• [Your instructions]:
An exact copy of all the data is required, with pictures left out.
# START OF Data section
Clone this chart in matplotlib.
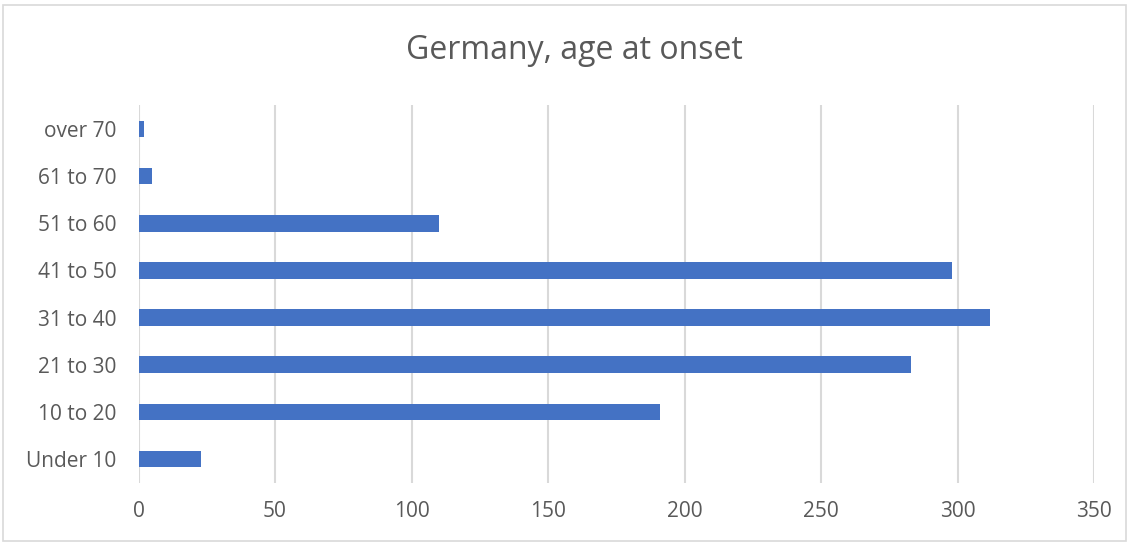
import matplotlib.pyplot as plt
from matplotlib.patches import Rectangle

# Age groups, bottom to top as drawn
categories = ["Under 10", "10 to 20", "21 to 30", "31 to 40", "41 to 50", "51 to 60", "61 to 70", "over 70"]
counts = [23, 191, 283, 312, 298, 110, 5, 2]
x_ticks = [0, 50, 100, 150, 200, 250, 300, 350]

plt.rcParams["font.family"] = ["Open Sans", "DejaVu Sans"]
text_color = "#595959"

fig = plt.figure(figsize=(11.31, 5.43), dpi=100)
ax = fig.add_axes([0.1225, 0.1112, 0.8448, 0.6947])

y = range(len(categories))
ax.barh(y, counts, height=0.35, color="#4472C4", zorder=3)

ax.set_xlim(0, 350)
ax.set_ylim(-0.5, len(categories) - 0.5)
ax.set_xticks(x_ticks)
ax.set_yticks(list(y))
ax.set_yticklabels(categories)
ax.tick_params(axis="both", length=0, labelsize=15, colors=text_color)
ax.tick_params(axis="x", pad=13)
ax.tick_params(axis="y", pad=16)
ax.grid(axis="x", color="#d9d9d9", linewidth=1.5, zorder=0)
for side in ["top", "right", "bottom", "left"]:
    ax.spines[side].set_visible(False)

fig.text(0.508, 0.907, "Germany, age at onset", ha="center", va="center",
         fontsize=23, color=text_color)

# light chart border
fig.patches.append(Rectangle((0.003, 0.004), 0.993, 0.987, transform=fig.transFigure,
                             fill=False, edgecolor="#d9d9d9", linewidth=1.2))

fig.savefig("out.png", dpi=100)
# END OF Data section
• [Task solution]:
Clone this chart in matplotlib.
import matplotlib.pyplot as plt
from matplotlib.patches import Rectangle

# Age groups, bottom to top as drawn
categories = ["Under 10", "10 to 20", "21 to 30", "31 to 40", "41 to 50", "51 to 60", "61 to 70", "over 70"]
counts = [23, 191, 283, 312, 298, 110, 5, 2]
x_ticks = [0, 50, 100, 150, 200, 250, 300, 350]

plt.rcParams["font.family"] = ["Open Sans", "DejaVu Sans"]
text_color = "#595959"

fig = plt.figure(figsize=(11.31, 5.43), dpi=100)
ax = fig.add_axes([0.1225, 0.1112, 0.8448, 0.6947])

y = range(len(categories))
ax.barh(y, counts, height=0.35, color="#4472C4", zorder=3)

ax.set_xlim(0, 350)
ax.set_ylim(-0.5, len(categories) - 0.5)
ax.set_xticks(x_ticks)
ax.set_yticks(list(y))
ax.set_yticklabels(categories)
ax.tick_params(axis="both", length=0, labelsize=15, colors=text_color)
ax.tick_params(axis="x", pad=13)
ax.tick_params(axis="y", pad=16)
ax.grid(axis="x", color="#d9d9d9", linewidth=1.5, zorder=0)
for side in ["top", "right", "bottom", "left"]:
    ax.spines[side].set_visible(False)

fig.text(0.508, 0.907, "Germany, age at onset", ha="center", va="center",
         fontsize=23, color=text_color)

# light chart border
fig.patches.append(Rectangle((0.003, 0.004), 0.993, 0.987, transform=fig.transFigure,
                             fill=False, edgecolor="#d9d9d9", linewidth=1.2))

fig.savefig("out.png", dpi=100)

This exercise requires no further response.